■ **Supplied information**:

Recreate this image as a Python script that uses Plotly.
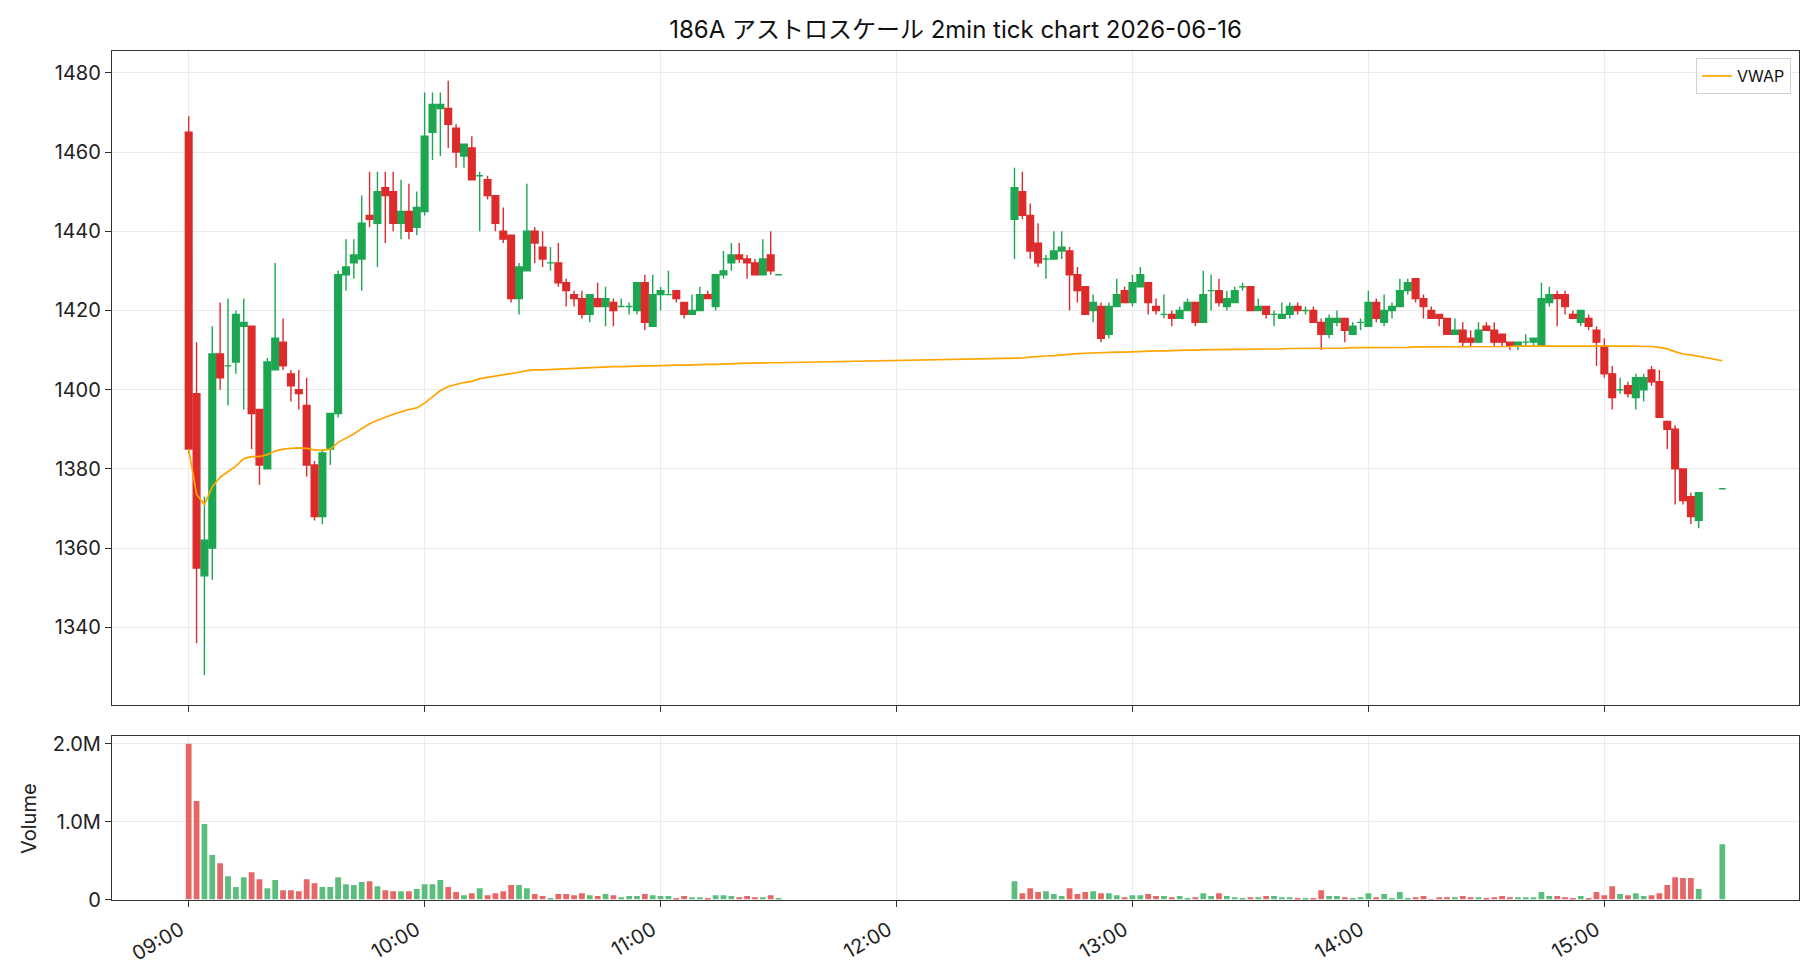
import pandas as pd
import plotly.graph_objects as go

DAY = "2026-06-16"
TITLE = "186A アストロスケール 2min tick chart 2026-06-16"
HOUR_LABELS = ["09:00", "10:00", "11:00", "12:00", "13:00", "14:00", "15:00"]
PRICE_TICKS = [1340, 1360, 1380, 1400, 1420, 1440, 1460, 1480]
VOL_TICKS = [0, 1000000, 2000000]
VOL_TICK_TEXT = ["0", "1.0M", "2.0M"]

# ---- morning session 09:00 - 11:30 (2 min bars) ----
am_times = list(pd.date_range(f"{DAY} 09:00", f"{DAY} 11:30", freq="2min"))
am_open = [1465, 1399, 1353, 1360, 1409, 1406, 1407, 1416, 1416, 1395,
           1380, 1405, 1412, 1404, 1400, 1396, 1381, 1368, 1385, 1394,
           1429, 1432, 1433, 1444, 1442, 1451, 1450, 1442, 1445, 1441,
           1445, 1465, 1471, 1471, 1466, 1459, 1461, 1454, 1453, 1449,
           1440, 1439, 1423, 1430, 1440, 1436, 1432, 1432, 1427, 1424,
           1423, 1419, 1423, 1421, 1422, 1421, 1421, 1420, 1427, 1416,
           1424, 1424, 1425, 1422, 1419, 1420, 1424, 1421, 1429, 1432,
           1434, 1433, 1432, 1429, 1434, 1429]
am_high = [1469, 1412, 1373, 1416, 1422, 1423, 1420, 1423, 1416, 1395,
           1408, 1432, 1418, 1405, 1405, 1403, 1382, 1385, 1394, 1430,
           1438, 1438, 1449, 1455, 1455, 1455, 1455, 1453, 1452, 1450,
           1475, 1475, 1475, 1478, 1467, 1462, 1464, 1455, 1454, 1449,
           1446, 1439, 1432, 1452, 1441, 1440, 1436, 1437, 1428, 1425,
           1425, 1424, 1427, 1426, 1423, 1423, 1422, 1427, 1429, 1429,
           1426, 1430, 1425, 1422, 1424, 1426, 1425, 1429, 1435, 1437,
           1437, 1434, 1433, 1438, 1440, 1429]
am_low = [1384, 1336, 1328, 1352, 1400, 1396, 1404, 1395, 1385, 1376,
          1380, 1405, 1405, 1397, 1395, 1378, 1367, 1366, 1381, 1393,
          1425, 1428, 1425, 1441, 1431, 1437, 1440, 1438, 1438, 1439,
          1444, 1458, 1459, 1461, 1456, 1456, 1453, 1440, 1448, 1440,
          1437, 1422, 1419, 1430, 1432, 1431, 1430, 1426, 1421, 1421,
          1418, 1417, 1421, 1416, 1416, 1421, 1419, 1419, 1415, 1416,
          1420, 1424, 1422, 1418, 1419, 1420, 1423, 1420, 1428, 1430,
          1432, 1428, 1429, 1429, 1429, 1429]
am_close = [1385, 1355, 1362, 1409, 1403, 1406, 1419, 1417, 1394, 1381,
            1407, 1413, 1406, 1401, 1399, 1381, 1368, 1384, 1394, 1429,
            1431, 1434, 1442, 1443, 1450, 1449, 1442, 1445, 1440, 1446,
            1464, 1472, 1472, 1467, 1460, 1462, 1453, 1454, 1449, 1442,
            1438, 1423, 1431, 1440, 1437, 1433, 1432, 1427, 1425, 1423,
            1419, 1424, 1421, 1423, 1420, 1421, 1421, 1427, 1417, 1424,
            1425, 1424, 1423, 1419, 1420, 1424, 1423, 1429, 1430, 1434,
            1433, 1432, 1429, 1433, 1430, 1429]
am_volume = [2000, 1265, 970, 570, 465, 300, 160, 285, 350, 260,
             145, 250, 120, 120, 105, 260, 210, 160, 160, 285,
             195, 185, 225, 235, 170, 120, 105, 105, 105, 135,
             195, 195, 250, 160, 95, 55, 80, 145, 55, 80,
             105, 185, 185, 145, 70, 45, 15, 70, 70, 55,
             80, 55, 45, 70, 55, 30, 45, 45, 70, 55,
             45, 45, 15, 45, 30, 30, 15, 55, 55, 45,
             30, 45, 30, 30, 55, 15]  # thousands of shares
am_vwap = [1385.0, 1373.6, 1371.0, 1375.5, 1377.9, 1379.3, 1380.7, 1382.6, 1383.1, 1383.1,
           1383.6, 1384.5, 1385.0, 1385.2, 1385.3, 1385.2, 1384.8, 1384.7, 1385.0, 1386.7,
           1387.8, 1388.8, 1390.2, 1391.4, 1392.3, 1393.1, 1393.8, 1394.4, 1395.0, 1395.4,
           1396.6, 1398.2, 1399.8, 1400.8, 1401.4, 1401.8, 1402.1, 1402.8, 1403.1, 1403.4,
           1403.7, 1404.0, 1404.4, 1404.8, 1405.0, 1405.0, 1405.1, 1405.2, 1405.3, 1405.4,
           1405.5, 1405.6, 1405.6, 1405.7, 1405.8, 1405.8, 1405.9, 1405.9, 1406.0, 1406.0,
           1406.1, 1406.1, 1406.2, 1406.2, 1406.3, 1406.3, 1406.4, 1406.4, 1406.5, 1406.6,
           1406.6, 1406.7, 1406.7, 1406.8, 1406.8, 1406.8]

# ---- afternoon session 12:30 - 15:24, plus closing auction 15:30 ----
pm_times = list(pd.date_range(f"{DAY} 12:30", f"{DAY} 15:24", freq="2min")) + [pd.Timestamp(f"{DAY} 15:30")]
pm_open = [1443, 1450, 1444, 1437, 1433, 1433, 1435, 1435, 1429, 1426,
           1420, 1421, 1414, 1421, 1425, 1422, 1426, 1427, 1421, 1419,
           1419, 1418, 1420, 1422, 1417, 1425, 1425, 1421, 1422, 1426,
           1426, 1420, 1421, 1419, 1418, 1419, 1421, 1420, 1420, 1417,
           1414, 1417, 1418, 1414, 1417, 1416, 1422, 1417, 1420, 1421,
           1425, 1428, 1423, 1420, 1419, 1418, 1414, 1415, 1413, 1412,
           1416, 1415, 1414, 1412, 1411, 1412, 1412, 1411, 1422, 1424,
           1424, 1419, 1417, 1418, 1415, 1411, 1404, 1400, 1401, 1398,
           1400, 1405, 1402, 1392, 1390, 1380, 1373, 1367, 1375]
pm_high = [1456, 1455, 1447, 1442, 1434, 1440, 1440, 1436, 1431, 1426,
           1424, 1422, 1422, 1428, 1426, 1429, 1431, 1427, 1423, 1424,
           1420, 1421, 1423, 1422, 1430, 1429, 1428, 1425, 1426, 1427,
           1426, 1423, 1421, 1420, 1422, 1422, 1422, 1421, 1421, 1418,
           1419, 1420, 1418, 1417, 1418, 1425, 1423, 1424, 1422, 1428,
           1428, 1428, 1424, 1421, 1419, 1418, 1418, 1417, 1415, 1417,
           1417, 1417, 1414, 1412, 1412, 1414, 1413, 1427, 1426, 1425,
           1425, 1420, 1420, 1419, 1416, 1413, 1406, 1403, 1402, 1404,
           1404, 1406, 1405, 1392, 1391, 1380, 1374, 1374, 1375]
pm_low = [1433, 1443, 1433, 1431, 1428, 1433, 1433, 1420, 1422, 1419,
          1417, 1412, 1413, 1421, 1422, 1421, 1426, 1419, 1419, 1418,
          1416, 1418, 1420, 1416, 1417, 1420, 1421, 1420, 1422, 1425,
          1420, 1420, 1418, 1416, 1418, 1418, 1419, 1419, 1417, 1410,
          1413, 1416, 1412, 1414, 1415, 1416, 1417, 1416, 1418, 1421,
          1424, 1422, 1418, 1418, 1416, 1414, 1414, 1411, 1411, 1412,
          1415, 1411, 1411, 1410, 1410, 1411, 1411, 1411, 1421, 1416,
          1419, 1418, 1416, 1415, 1406, 1403, 1395, 1399, 1398, 1395,
          1397, 1401, 1393, 1385, 1371, 1371, 1366, 1365, 1375]
pm_close = [1451, 1444, 1435, 1432, 1433, 1435, 1436, 1429, 1425, 1419,
            1422, 1413, 1421, 1424, 1422, 1427, 1429, 1422, 1420, 1419,
            1418, 1420, 1422, 1417, 1424, 1425, 1422, 1423, 1425, 1426,
            1420, 1421, 1419, 1419, 1419, 1421, 1420, 1420, 1417, 1414,
            1418, 1418, 1415, 1416, 1417, 1422, 1418, 1420, 1421, 1425,
            1427, 1423, 1421, 1418, 1418, 1414, 1415, 1412, 1412, 1415,
            1415, 1412, 1412, 1411, 1412, 1412, 1413, 1423, 1424, 1423,
            1421, 1418, 1420, 1416, 1412, 1404, 1398, 1400, 1399, 1403,
            1403, 1402, 1393, 1390, 1380, 1372, 1368, 1374, 1375]
pm_volume = [235, 80, 145, 95, 105, 70, 45, 145, 70, 95,
             105, 80, 80, 55, 30, 55, 55, 70, 45, 45,
             30, 45, 15, 30, 80, 45, 80, 45, 30, 15,
             30, 30, 45, 45, 30, 30, 15, 15, 15, 120,
             45, 45, 30, 15, 30, 80, 30, 70, 15, 95,
             15, 30, 45, 5, 30, 30, 30, 45, 30, 30,
             15, 30, 45, 30, 30, 30, 30, 95, 45, 45,
             30, 15, 45, 15, 95, 55, 170, 70, 55, 80,
             45, 55, 80, 185, 285, 275, 275, 135, 710]  # thousands of shares
pm_vwap = [1407.9, 1408.0, 1408.2, 1408.4, 1408.5, 1408.6, 1408.8, 1409.0, 1409.1, 1409.2,
           1409.3, 1409.4, 1409.4, 1409.5, 1409.5, 1409.6, 1409.7, 1409.7, 1409.8, 1409.8,
           1409.9, 1410.0, 1410.0, 1410.0, 1410.1, 1410.1, 1410.1, 1410.2, 1410.2, 1410.2,
           1410.2, 1410.3, 1410.3, 1410.3, 1410.3, 1410.4, 1410.4, 1410.4, 1410.4, 1410.5,
           1410.5, 1410.5, 1410.5, 1410.6, 1410.6, 1410.6, 1410.6, 1410.7, 1410.7, 1410.7,
           1410.7, 1410.8, 1410.8, 1410.8, 1410.8, 1410.8, 1410.8, 1410.8, 1410.9, 1410.9,
           1410.9, 1410.9, 1410.9, 1410.9, 1411.0, 1411.0, 1411.0, 1411.1, 1411.1, 1411.1,
           1411.1, 1411.1, 1411.1, 1411.1, 1411.1, 1411.1, 1411.0, 1411.0, 1411.0, 1411.0,
           1410.9, 1410.9, 1410.7, 1410.3, 1409.6, 1409.0, 1408.8, 1408.4, 1407.3]

times = am_times + pm_times
o = am_open + pm_open
h = am_high + pm_high
lo = am_low + pm_low
c = am_close + pm_close
vol = [v * 1000 for v in am_volume + pm_volume]
vwap = am_vwap + pm_vwap

UP = "#1da651"
DN = "#dc2b2b"
UP_V = "#5cbe7e"
DN_V = "#e56767"
FONT = "Inter, 'Noto Sans CJK JP', sans-serif"

up_idx = [i for i in range(len(times)) if c[i] >= o[i]]
dn_idx = [i for i in range(len(times)) if c[i] < o[i]]


def pick(arr, idx):
    return [arr[i] for i in idx]


fig = go.Figure()
for idx, col in ((up_idx, UP), (dn_idx, DN)):
    fig.add_trace(go.Candlestick(
        x=pick(times, idx), open=pick(o, idx), high=pick(h, idx),
        low=pick(lo, idx), close=pick(c, idx),
        increasing=dict(line=dict(color=col, width=1.4), fillcolor=col),
        decreasing=dict(line=dict(color=col, width=1.4), fillcolor=col),
        whiskerwidth=0, showlegend=False, hoverinfo="skip",
        xaxis="x", yaxis="y"))

fig.add_trace(go.Scatter(
    x=times, y=vwap, mode="lines", name="VWAP",
    line=dict(color="#FFA500", width=1.7), xaxis="x", yaxis="y"))

fig.add_trace(go.Bar(
    x=times, y=vol, width=88000,
    marker=dict(color=[UP_V if c[i] >= o[i] else DN_V for i in range(len(times))],
                line=dict(width=0)),
    showlegend=False, xaxis="x2", yaxis="y2"))

W, H = 1820, 980
XL, XR = 112 / W, 1799 / W
x_range = [f"{DAY} 08:40:30", f"{DAY} 15:49:30"]
hour_vals = [f"{DAY} {t}" for t in HOUR_LABELS]

axis_common = dict(
    showline=True, mirror=True, linecolor="#333333", linewidth=1.3,
    ticks="outside", ticklen=6, tickwidth=1.3, tickcolor="#333333",
    showgrid=True, gridcolor="#ebebeb", gridwidth=1.3, zeroline=False,
    tickfont=dict(family=FONT, size=20, color="#222222"),
)

fig.update_layout(
    width=W, height=H,
    margin=dict(l=0, r=0, t=0, b=0, autoexpand=False),
    paper_bgcolor="white", plot_bgcolor="white",
    boxgap=0.15, boxgroupgap=0,
    font=dict(family=FONT, color="#222222"),
    title=dict(text=TITLE, x=955.5 / W, xanchor="center", y=1 - 30 / H, yanchor="middle",
               font=dict(family=FONT, size=24, color="#111111")),
    xaxis=dict(domain=[XL, XR], anchor="y", type="date", range=x_range,
               tickvals=hour_vals, ticktext=HOUR_LABELS, showticklabels=False,
               rangeslider=dict(visible=False), **axis_common),
    yaxis=dict(domain=[1 - 704.6 / H, 1 - 51 / H], anchor="x", range=[1320.5, 1485.5],
               tickvals=PRICE_TICKS, **axis_common),
    xaxis2=dict(domain=[XL, XR], anchor="y2", type="date", range=x_range, matches="x",
                tickvals=hour_vals, ticktext=HOUR_LABELS, tickangle=-30,
                ticklabelshift=-8, ticklabelstandoff=4,
                rangeslider=dict(visible=False), **axis_common),
    yaxis2=dict(domain=[1 - 899.5 / H, 1 - 736 / H], anchor="x2", range=[0, 2100000],
                tickvals=VOL_TICKS, ticktext=VOL_TICK_TEXT, **axis_common),
    showlegend=True,
    legend=dict(x=1791 / W, xanchor="right", y=1 - 58 / H, yanchor="top",
                bgcolor="rgba(255,255,255,0.85)", bordercolor="#d0d0d0", borderwidth=1,
                font=dict(family=FONT, size=16, color="#111111"), itemwidth=30),
    annotations=[dict(text="Volume", x=29 / W, y=1 - 818 / H, xref="paper", yref="paper",
                      xanchor="center", yanchor="middle",
                      showarrow=False, textangle=-90,
                      font=dict(family=FONT, size=20, color="#222222"))],
)

fig.write_html("out.html")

■ **Aim of the task**: Every line from the top of the material above through the line with "import plotly.graph_objects as go" should be duplicated exactly, please; leave out the pictures.

■ **Task solution**:
Recreate this image as a Python script that uses Plotly.
import pandas as pd
import plotly.graph_objects as go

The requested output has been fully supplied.